There is a big outbreak here at the moment. Active cases were over 800 yesterday and expected to mushroom again over the next couple of days. I've been trying to get my pre-authorization to depart on my boat for over a week and that is needed in order to clear out. Curfew 7pm to 5am now in place and restaurants are back to take-out only and it is just a matter of time before the government goes back to a hard lockdown. I am not optimistic about getting permission to leave before that. Friends with homes on the island have changed their travel plans and are flying out today or tomorrow.

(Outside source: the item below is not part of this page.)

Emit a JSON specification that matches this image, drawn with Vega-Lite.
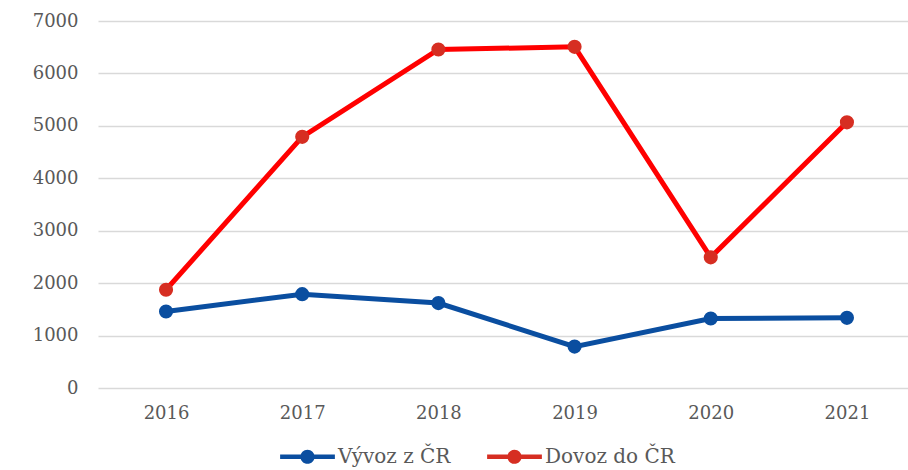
{
  "$schema": "https://vega.github.io/schema/vega-lite/v6.json",
  "width": 908,
  "height": 470,
  "autosize": {"type": "fit", "contains": "padding"},
  "padding": {"left": 32, "right": 0, "top": 12, "bottom": 48},
  "background": "white",
  "config": {
    "view": {"stroke": null},
    "font": "DejaVu Serif",
    "axis": {"labelFont": "DejaVu Serif", "labelColor": "#595959", "labelFontSize": 18}
  },
  "data": {
    "values": [
      {"rok": "2016", "serie": "Vývoz z ČR", "hodnota": 1460},
      {"rok": "2017", "serie": "Vývoz z ČR", "hodnota": 1790},
      {"rok": "2018", "serie": "Vývoz z ČR", "hodnota": 1620},
      {"rok": "2019", "serie": "Vývoz z ČR", "hodnota": 790},
      {"rok": "2020", "serie": "Vývoz z ČR", "hodnota": 1325},
      {"rok": "2021", "serie": "Vývoz z ČR", "hodnota": 1338},
      {"rok": "2016", "serie": "Dovoz do ČR", "hodnota": 1874},
      {"rok": "2017", "serie": "Dovoz do ČR", "hodnota": 4790},
      {"rok": "2018", "serie": "Dovoz do ČR", "hodnota": 6457},
      {"rok": "2019", "serie": "Dovoz do ČR", "hodnota": 6507},
      {"rok": "2020", "serie": "Dovoz do ČR", "hodnota": 2492},
      {"rok": "2021", "serie": "Dovoz do ČR", "hodnota": 5067}
    ]
  },
  "encoding": {
    "x": {
      "field": "rok", "type": "ordinal",
      "scale": {"type": "point", "padding": 0.474, "align": 0.527},
      "axis": {"title": null, "labelAngle": 0, "domain": false, "ticks": false, "labelPadding": 16, "grid": false}
    },
    "y": {
      "field": "hodnota", "type": "quantitative",
      "scale": {"domain": [0, 7000], "nice": false},
      "axis": {"title": null, "values": [0,1000,2000,3000,4000,5000,6000,7000], "format": "d", "domain": false, "ticks": false, "labelPadding": 20, "grid": true, "gridColor": "#D9D9D9", "gridWidth": 1.5}
    }
  },
  "layer": [
    {
      "mark": {"type": "line", "strokeWidth": 5},
      "encoding": {
        "color": {
          "field": "serie", "type": "nominal",
          "scale": {"domain": ["Vývoz z ČR", "Dovoz do ČR"], "range": ["#0A4EA0", "#FF0000"]},
          "legend": {
            "title": null, "orient": "none", "direction": "horizontal",
            "legendX": 182, "legendY": 408,
            "labelFont": "DejaVu Serif", "labelFontSize": 20, "labelColor": "#595959",
            "symbolType": "M-1,-0.08H1V0.08H-1Z M-0.26,0A0.26,0.26 0 1,1 0.26,0A0.26,0.26 0 1,1 -0.26,0Z",
            "symbolSize": 3000, "symbolStrokeWidth": 0, "symbolOpacity": 1,
            "columnPadding": 36, "labelOffset": 3
          }
        }
      }
    },
    {
      "mark": {"type": "point", "filled": true, "size": 200, "opacity": 1},
      "encoding": {
        "fill": {
          "field": "serie", "type": "nominal",
          "scale": {"domain": ["Vývoz z ČR", "Dovoz do ČR"], "range": ["#0A4EA0", "#D62E22"]},
          "legend": null
        }
      }
    }
  ]
}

I moved from CGB to Guana Island and am now in the North Sound and I've got the perfect weather window for St. Martin if I can get the BVI Immigration authorities to do their jobs.


----------



## MarkofSeaLife (Nov 7, 2010)

Perfect day??? No ! Broke the bloody boat hook getting a national park mooring in Grenada and now the ratbag other boats are closer to the beach than us. 😭😭😭😭


----------



## Zanshin (Aug 27, 2006)

Here in BVI they are now at over 1100 cases. And leaving is now almost impossible, since they say that it will take at least 72 hours to process RT-Tests, which most countries will only accept if they are less than 72 hours old...

But I did a dinghy tour of the North Sound of Virgin Gorda yesterday and apart from a couple of boats moored at Leverick Bay I was ONLY boat in the whole North Sound!


----------